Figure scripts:
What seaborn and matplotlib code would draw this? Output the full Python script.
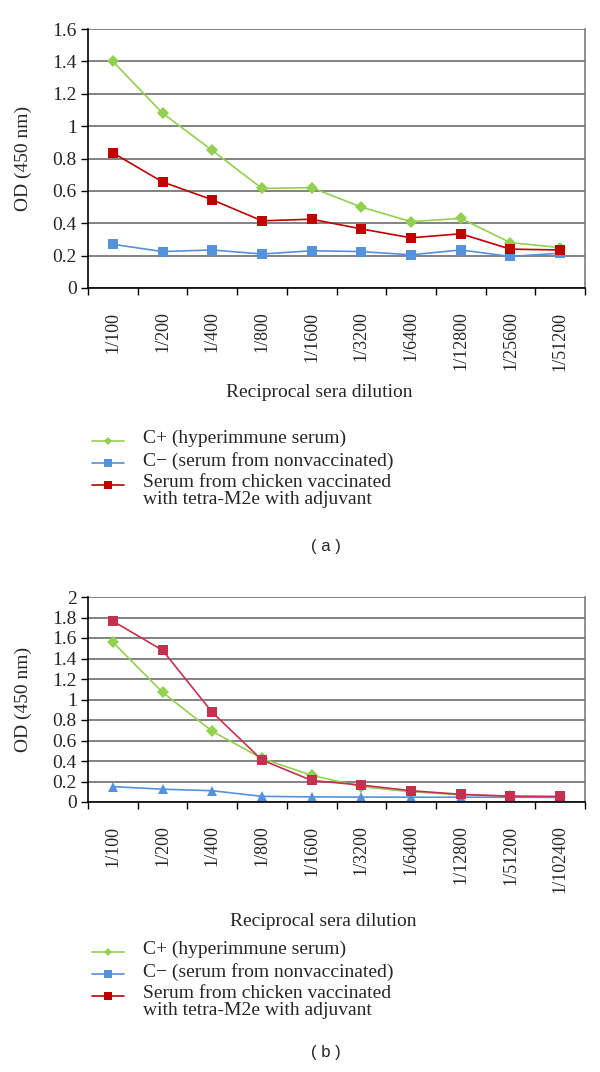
import matplotlib
matplotlib.use("Agg")
import matplotlib.pyplot as plt
from matplotlib.lines import Line2D
from matplotlib.ticker import FuncFormatter, MultipleLocator
import numpy as np
import pandas as pd
import seaborn as sns

# ---- data ----
dil_a = ["1/100", "1/200", "1/400", "1/800", "1/1600", "1/3200",
         "1/6400", "1/12800", "1/25600", "1/51200"]
dil_b = ["1/100", "1/200", "1/400", "1/800", "1/1600", "1/3200",
         "1/6400", "1/12800", "1/51200", "1/102400"]

cpos_a = [1.40, 1.08, 0.85, 0.615, 0.62, 0.50, 0.41, 0.43, 0.28, 0.25]
cneg_a = [0.27, 0.225, 0.235, 0.21, 0.23, 0.225, 0.205, 0.235, 0.195, 0.215]
vacc_a = [0.835, 0.655, 0.545, 0.415, 0.425, 0.365, 0.31, 0.335, 0.24, 0.235]

cpos_b = [1.56, 1.07, 0.69, 0.425, 0.26, 0.15, 0.10, 0.07, 0.055, 0.05]
cneg_b = [0.15, 0.125, 0.11, 0.055, 0.05, 0.048, 0.047, 0.047, 0.046, 0.045]
vacc_b = [1.765, 1.48, 0.875, 0.41, 0.21, 0.165, 0.11, 0.075, 0.057, 0.054]

names = ["C+ (hyperimmune serum)",
         "C\u2212 (serum from nonvaccinated)",
         "Serum from chicken vaccinated\nwith tetra-M2e with adjuvant"]

GREEN = "#92D050"
BLUE = "#5592DC"
RED_A = "#C00000"
RED_B = "#C5304F"

sns.set_style("white")
plt.rcParams["font.family"] = ["Liberation Serif", "DejaVu Serif"]


def long_df(dils, cpos, cneg, vacc):
    rows = []
    for name, vals in zip(names, [cpos, cneg, vacc]):
        for i, (d, v) in enumerate(zip(dils, vals)):
            rows.append({"idx": i, "dilution": d, "od": v, "series": name})
    return pd.DataFrame(rows)


def draw_panel(ax, df, dils, ymax, red, neg_marker, ms):
    sns.lineplot(data=df, x="idx", y="od", hue="series", style="series",
                 hue_order=names, style_order=names,
                 palette={names[0]: GREEN, names[1]: BLUE, names[2]: red},
                 markers={names[0]: "D", names[1]: neg_marker, names[2]: "s"},
                 dashes=False, linewidth=1.2, markersize=ms,
                 markeredgewidth=0, legend=False, ax=ax, zorder=3)
    ax.set_xlim(-0.5, len(dils) - 0.5)
    ax.set_ylim(0, ymax)
    ax.yaxis.set_major_locator(MultipleLocator(0.2))
    ax.yaxis.set_major_formatter(FuncFormatter(lambda v, p: f"{round(v, 1):g}"))
    ax.set_xticks(range(len(dils)))
    ax.set_xticklabels(dils, rotation=90, fontsize=13)
    ax.set_xticks(np.arange(-0.5, len(dils)), minor=True)
    ax.tick_params(axis="x", which="major", length=0, pad=17)
    ax.tick_params(axis="x", which="minor", length=5, width=1, color="black",
                   direction="out", bottom=True)
    ax.tick_params(axis="y", length=5, width=1, color="black", direction="out",
                   left=True, labelsize=14, pad=3)
    ax.grid(axis="y", color="#606060", linewidth=1.1)
    ax.grid(axis="x", visible=False)
    ax.set_axisbelow(True)
    for s in ["left", "bottom"]:
        ax.spines[s].set_color("black")
        ax.spines[s].set_linewidth(1.2)
        ax.spines[s].set_zorder(4)
    ax.spines["top"].set_visible(False)
    ax.spines["right"].set_color("#707070")
    ax.spines["right"].set_linewidth(1.1)
    ax.set_xlabel("")
    ax.set_ylabel("OD (450 nm)", fontsize=14)
    ax.yaxis.set_label_coords(-0.112, 0.5)


def draw_legend(fig, y_first, red):
    # legend drawn by hand so the handle sits on the first text line
    styles = [(GREEN, "D", 4), (BLUE, "s", 5.5), (red, "s", 5.5)]
    H = 1072.0
    for k, ((c, m, ms), name) in enumerate(zip(styles, names)):
        y = y_first + 22 * k
        fig.add_artist(Line2D([92 / 600, 108 / 600, 124 / 600],
                              [1 - y / H] * 3, color=c, linewidth=1.2,
                              marker=m, markersize=ms, markeredgewidth=0,
                              markevery=[1], transform=fig.transFigure))
        fig.text(143 / 600, 1 - (y - 11) / H, name, fontsize=14, va="top",
                 ha="left", linespacing=1.0)


fig = plt.figure(figsize=(6, 10.72), dpi=100)
ax_a = fig.add_axes([88 / 600, 1 - 288 / 1072, 497 / 600, 259 / 1072])
ax_b = fig.add_axes([88 / 600, 1 - 802 / 1072, 497 / 600, 205 / 1072])

draw_panel(ax_a, long_df(dil_a, cpos_a, cneg_a, vacc_a), dil_a, 1.6, RED_A, "s", 6.5)
draw_panel(ax_b, long_df(dil_b, cpos_b, cneg_b, vacc_b), dil_b, 2.0, RED_B, "^", 6.5)

fig.text(319 / 600, 1 - 392 / 1072, "Reciprocal sera dilution", fontsize=14,
         ha="center", va="center")
fig.text(323 / 600, 1 - 922 / 1072, "Reciprocal sera dilution", fontsize=14,
         ha="center", va="center")

draw_legend(fig, 441, RED_A)
draw_legend(fig, 952, RED_A)

fig.text(326 / 600, 1 - 546 / 1072, "( a )", fontsize=12, ha="center",
         va="center", family="Liberation Sans")
fig.text(326 / 600, 1 - 1052 / 1072, "( b )", fontsize=12, ha="center",
         va="center", family="Liberation Sans")

fig.savefig("out.png", dpi=100)
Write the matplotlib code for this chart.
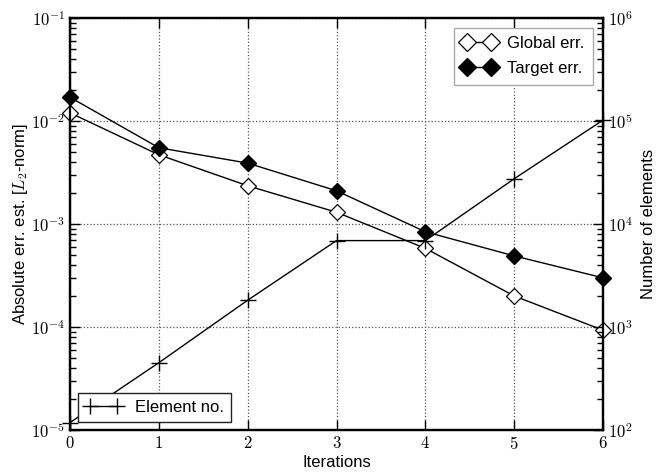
import numpy as np
import matplotlib.pyplot as plt
from matplotlib.ticker import FuncFormatter, FixedLocator, LogLocator

plt.rcParams['mathtext.fontset'] = 'cm'
plt.rcParams['font.family'] = ['Liberation Sans', 'DejaVu Sans']

# Refinement history
iterations = [0, 1, 2, 3, 4, 5, 6]
global_err = [1.2e-2, 4.7e-3, 2.35e-3, 1.3e-3, 5.8e-4, 2.0e-4, 9.3e-5]
target_err = [1.7e-2, 5.5e-3, 3.9e-3, 2.1e-3, 8.4e-4, 4.9e-4, 3.0e-4]
element_no = [118, 450, 1820, 6900, 6900, 27500, 1.02e5]

fig = plt.figure(figsize=(6.62, 4.73), dpi=100)
ax = fig.add_axes([0.1057, 0.0909, 0.8053, 0.8711])
ax2 = ax.twinx()

l1, = ax.plot(iterations, global_err, '-', color='black', lw=1.0, marker='D',
              markersize=8, markerfacecolor='white', markeredgecolor='black',
              markeredgewidth=0.9, clip_on=False, zorder=3)
l2, = ax.plot(iterations, target_err, '-', color='black', lw=1.0, marker='D',
              markersize=8, markerfacecolor='black', markeredgecolor='black',
              clip_on=False, zorder=3)
l3, = ax2.plot(iterations, element_no, '-', color='black', lw=1.0, marker='+',
               markersize=12, markeredgewidth=1.0, clip_on=False)

ax.set_yscale('log')
ax2.set_yscale('log')
ax.set_xlim(0, 6)
ax.set_ylim(1e-5, 1e-1)
ax2.set_ylim(1e2, 1e6)

math_log = FuncFormatter(lambda v, p: r'$10^{%d}$' % round(np.log10(v)))
ax.yaxis.set_major_formatter(math_log)
ax2.yaxis.set_major_formatter(math_log)
ax.xaxis.set_major_locator(FixedLocator(iterations))
ax.xaxis.set_major_formatter(FuncFormatter(lambda v, p: r'$%d$' % v))
ax.yaxis.set_minor_locator(LogLocator(base=10, subs=np.arange(2, 10), numticks=20))
ax2.yaxis.set_minor_locator(LogLocator(base=10, subs=np.arange(2, 10), numticks=20))

ax.tick_params(which='both', direction='in', top=True, labelsize=12, pad=3.5)
ax.tick_params(which='major', length=7, width=1)
ax.tick_params(which='minor', length=4, width=1)
ax2.tick_params(which='both', direction='in', labelsize=12, pad=3.5)
ax2.tick_params(which='major', length=7, width=1)
ax2.tick_params(which='minor', length=4, width=1)

for a in (ax, ax2):
    for s in a.spines.values():
        s.set_linewidth(1.6)

ax.grid(True, which='major', linestyle=':', color='#555555', lw=0.9)

ax.set_xlabel('Iterations', fontsize=12, labelpad=2)
ax.set_ylabel(r'Absolute err. est. [$L_2$-norm]', fontsize=12, labelpad=0.5)
ax2.set_ylabel('Number of elements', fontsize=12, labelpad=6)

leg1 = ax2.legend([l1, l2], ['Global err.', 'Target err.'], loc='upper right',
                  numpoints=2, fancybox=False, fontsize=12, handlelength=2.0,
                  borderaxespad=0.6, borderpad=0.5, handletextpad=0.7,
                  labelspacing=0.6, markerscale=1.1, framealpha=1,
                  edgecolor='#aaaaaa')
ax2.add_artist(leg1)
ax2.legend([l3], ['Element no.'], loc='lower left', numpoints=2, fancybox=False,
           fontsize=12, handlelength=2.2, borderaxespad=0.5, handletextpad=0.8,
           framealpha=1, edgecolor='#222222')

fig.savefig('out.png', dpi=100)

→ Short exercise: From the entries above, copy exactly the lines starting at the one with "Write the matplotlib code for this chart." and stopping at the one with "element_no = [118, 450, 1820, 6900, 6900, 27500, 1.02e5]", keeping both ends. Drop the pictures.

→ Solved exercise:
Write the matplotlib code for this chart.
import numpy as np
import matplotlib.pyplot as plt
from matplotlib.ticker import FuncFormatter, FixedLocator, LogLocator

plt.rcParams['mathtext.fontset'] = 'cm'
plt.rcParams['font.family'] = ['Liberation Sans', 'DejaVu Sans']

# Refinement history
iterations = [0, 1, 2, 3, 4, 5, 6]
global_err = [1.2e-2, 4.7e-3, 2.35e-3, 1.3e-3, 5.8e-4, 2.0e-4, 9.3e-5]
target_err = [1.7e-2, 5.5e-3, 3.9e-3, 2.1e-3, 8.4e-4, 4.9e-4, 3.0e-4]
element_no = [118, 450, 1820, 6900, 6900, 27500, 1.02e5]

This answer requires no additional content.